* TASK TO CARRY OUT *
Starting with the first line below, extract each line through the one that contains "plt.rcParams['font.family'] = ['Open", inclusive, excluding pictures.

* SUPPLIED MATERIAL *

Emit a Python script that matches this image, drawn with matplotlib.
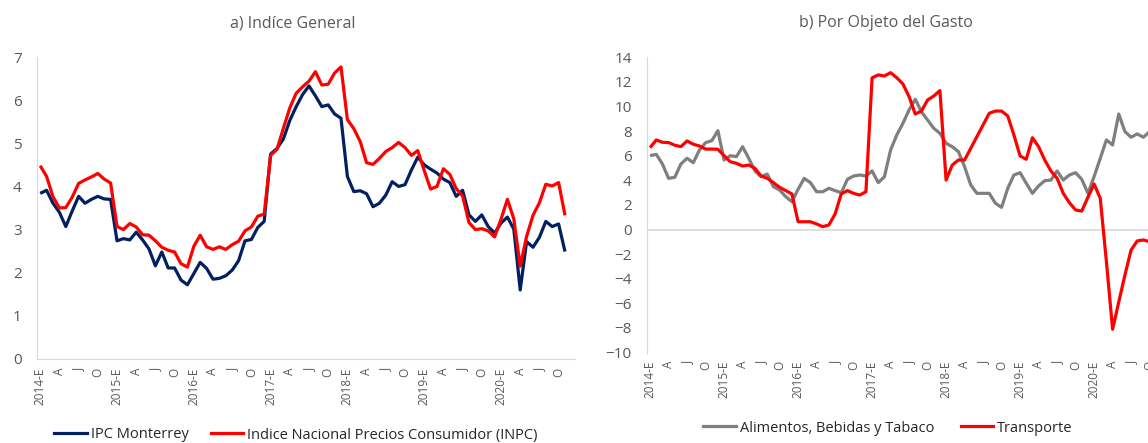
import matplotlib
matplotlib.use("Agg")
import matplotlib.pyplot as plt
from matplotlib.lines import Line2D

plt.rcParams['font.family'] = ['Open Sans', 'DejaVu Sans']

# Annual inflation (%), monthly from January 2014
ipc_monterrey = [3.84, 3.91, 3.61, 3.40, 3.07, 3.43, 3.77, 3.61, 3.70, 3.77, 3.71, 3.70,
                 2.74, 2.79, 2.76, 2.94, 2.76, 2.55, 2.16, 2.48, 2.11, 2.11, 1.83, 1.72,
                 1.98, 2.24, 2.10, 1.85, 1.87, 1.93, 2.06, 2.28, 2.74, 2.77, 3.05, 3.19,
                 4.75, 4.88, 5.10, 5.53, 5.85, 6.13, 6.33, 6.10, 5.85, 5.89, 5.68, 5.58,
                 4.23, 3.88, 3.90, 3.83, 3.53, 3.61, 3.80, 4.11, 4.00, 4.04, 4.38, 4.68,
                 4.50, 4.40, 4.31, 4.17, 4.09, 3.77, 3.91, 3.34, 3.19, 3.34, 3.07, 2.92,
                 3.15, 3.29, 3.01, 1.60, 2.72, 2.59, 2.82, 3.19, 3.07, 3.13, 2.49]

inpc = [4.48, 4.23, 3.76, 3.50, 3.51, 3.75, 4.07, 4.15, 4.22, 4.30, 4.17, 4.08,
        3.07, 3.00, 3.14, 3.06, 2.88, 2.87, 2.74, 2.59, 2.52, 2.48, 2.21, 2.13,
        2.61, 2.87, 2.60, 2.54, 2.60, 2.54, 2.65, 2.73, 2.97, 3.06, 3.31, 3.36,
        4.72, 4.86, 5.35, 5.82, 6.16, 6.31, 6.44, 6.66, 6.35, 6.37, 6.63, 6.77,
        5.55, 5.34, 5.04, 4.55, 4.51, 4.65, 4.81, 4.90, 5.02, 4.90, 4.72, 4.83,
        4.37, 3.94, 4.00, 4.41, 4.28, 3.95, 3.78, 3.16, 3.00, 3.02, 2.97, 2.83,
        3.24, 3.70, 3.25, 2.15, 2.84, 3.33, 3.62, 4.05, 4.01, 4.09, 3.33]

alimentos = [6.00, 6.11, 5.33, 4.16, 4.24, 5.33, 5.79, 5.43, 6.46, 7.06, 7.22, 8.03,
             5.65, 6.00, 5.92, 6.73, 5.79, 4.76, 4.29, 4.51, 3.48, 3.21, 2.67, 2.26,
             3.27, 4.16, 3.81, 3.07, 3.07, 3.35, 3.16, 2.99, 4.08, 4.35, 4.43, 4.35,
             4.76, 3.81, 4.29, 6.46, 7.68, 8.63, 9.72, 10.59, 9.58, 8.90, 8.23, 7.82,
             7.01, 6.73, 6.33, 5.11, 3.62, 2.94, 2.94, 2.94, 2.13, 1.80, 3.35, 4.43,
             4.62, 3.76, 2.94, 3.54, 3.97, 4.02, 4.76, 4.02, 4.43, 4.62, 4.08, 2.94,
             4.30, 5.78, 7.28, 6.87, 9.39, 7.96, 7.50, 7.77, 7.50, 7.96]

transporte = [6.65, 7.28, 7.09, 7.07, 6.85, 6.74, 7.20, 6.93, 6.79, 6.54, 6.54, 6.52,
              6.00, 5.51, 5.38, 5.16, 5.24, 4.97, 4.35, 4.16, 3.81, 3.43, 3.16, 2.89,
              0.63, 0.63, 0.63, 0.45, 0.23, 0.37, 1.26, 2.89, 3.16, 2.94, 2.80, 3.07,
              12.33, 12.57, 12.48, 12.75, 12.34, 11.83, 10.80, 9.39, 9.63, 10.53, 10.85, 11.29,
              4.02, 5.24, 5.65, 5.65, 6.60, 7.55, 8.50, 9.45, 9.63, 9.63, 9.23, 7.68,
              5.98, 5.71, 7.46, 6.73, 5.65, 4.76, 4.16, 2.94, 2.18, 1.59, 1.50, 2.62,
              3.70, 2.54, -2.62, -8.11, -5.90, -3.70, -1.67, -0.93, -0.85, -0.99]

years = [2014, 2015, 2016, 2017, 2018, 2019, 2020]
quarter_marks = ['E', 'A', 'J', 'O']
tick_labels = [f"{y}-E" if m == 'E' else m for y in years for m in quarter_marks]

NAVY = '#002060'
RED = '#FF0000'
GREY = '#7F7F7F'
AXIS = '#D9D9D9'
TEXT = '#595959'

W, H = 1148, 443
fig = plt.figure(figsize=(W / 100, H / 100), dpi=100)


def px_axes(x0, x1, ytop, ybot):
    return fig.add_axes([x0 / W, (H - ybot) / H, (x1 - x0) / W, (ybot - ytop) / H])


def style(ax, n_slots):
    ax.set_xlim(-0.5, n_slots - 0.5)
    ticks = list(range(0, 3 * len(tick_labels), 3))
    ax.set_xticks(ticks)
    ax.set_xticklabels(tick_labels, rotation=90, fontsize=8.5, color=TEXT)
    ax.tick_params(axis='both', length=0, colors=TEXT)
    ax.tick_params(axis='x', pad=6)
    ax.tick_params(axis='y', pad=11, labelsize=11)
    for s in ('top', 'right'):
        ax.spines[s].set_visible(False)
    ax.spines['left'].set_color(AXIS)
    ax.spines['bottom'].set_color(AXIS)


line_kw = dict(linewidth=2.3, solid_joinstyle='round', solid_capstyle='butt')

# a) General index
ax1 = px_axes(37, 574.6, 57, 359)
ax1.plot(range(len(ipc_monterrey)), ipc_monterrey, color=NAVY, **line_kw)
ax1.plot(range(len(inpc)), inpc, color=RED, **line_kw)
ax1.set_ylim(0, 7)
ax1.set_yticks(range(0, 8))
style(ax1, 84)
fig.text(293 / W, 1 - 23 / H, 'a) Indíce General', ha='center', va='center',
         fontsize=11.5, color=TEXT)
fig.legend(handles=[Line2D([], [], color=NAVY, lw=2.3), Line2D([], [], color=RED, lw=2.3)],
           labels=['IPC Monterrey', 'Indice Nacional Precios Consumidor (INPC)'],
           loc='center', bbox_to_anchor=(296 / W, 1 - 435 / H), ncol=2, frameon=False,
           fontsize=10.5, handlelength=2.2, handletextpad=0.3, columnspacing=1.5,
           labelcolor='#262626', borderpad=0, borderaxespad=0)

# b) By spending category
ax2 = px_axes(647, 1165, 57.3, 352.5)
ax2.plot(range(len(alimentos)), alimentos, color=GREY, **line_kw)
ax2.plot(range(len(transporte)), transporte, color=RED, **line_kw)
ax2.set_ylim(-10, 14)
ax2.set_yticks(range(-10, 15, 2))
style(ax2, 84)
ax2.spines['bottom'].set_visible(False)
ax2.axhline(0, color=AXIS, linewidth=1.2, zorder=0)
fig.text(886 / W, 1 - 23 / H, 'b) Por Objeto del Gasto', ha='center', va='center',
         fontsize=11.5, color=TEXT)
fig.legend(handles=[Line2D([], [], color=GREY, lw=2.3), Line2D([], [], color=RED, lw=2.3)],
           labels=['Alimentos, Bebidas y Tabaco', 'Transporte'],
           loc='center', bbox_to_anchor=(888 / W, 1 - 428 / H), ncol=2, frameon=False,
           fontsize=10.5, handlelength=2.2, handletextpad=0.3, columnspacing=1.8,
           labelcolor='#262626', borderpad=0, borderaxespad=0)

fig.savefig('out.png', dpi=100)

* EXERCISE SOLUTION *
Emit a Python script that matches this image, drawn with matplotlib.
import matplotlib
matplotlib.use("Agg")
import matplotlib.pyplot as plt
from matplotlib.lines import Line2D

plt.rcParams['font.family'] = ['Open Sans', 'DejaVu Sans']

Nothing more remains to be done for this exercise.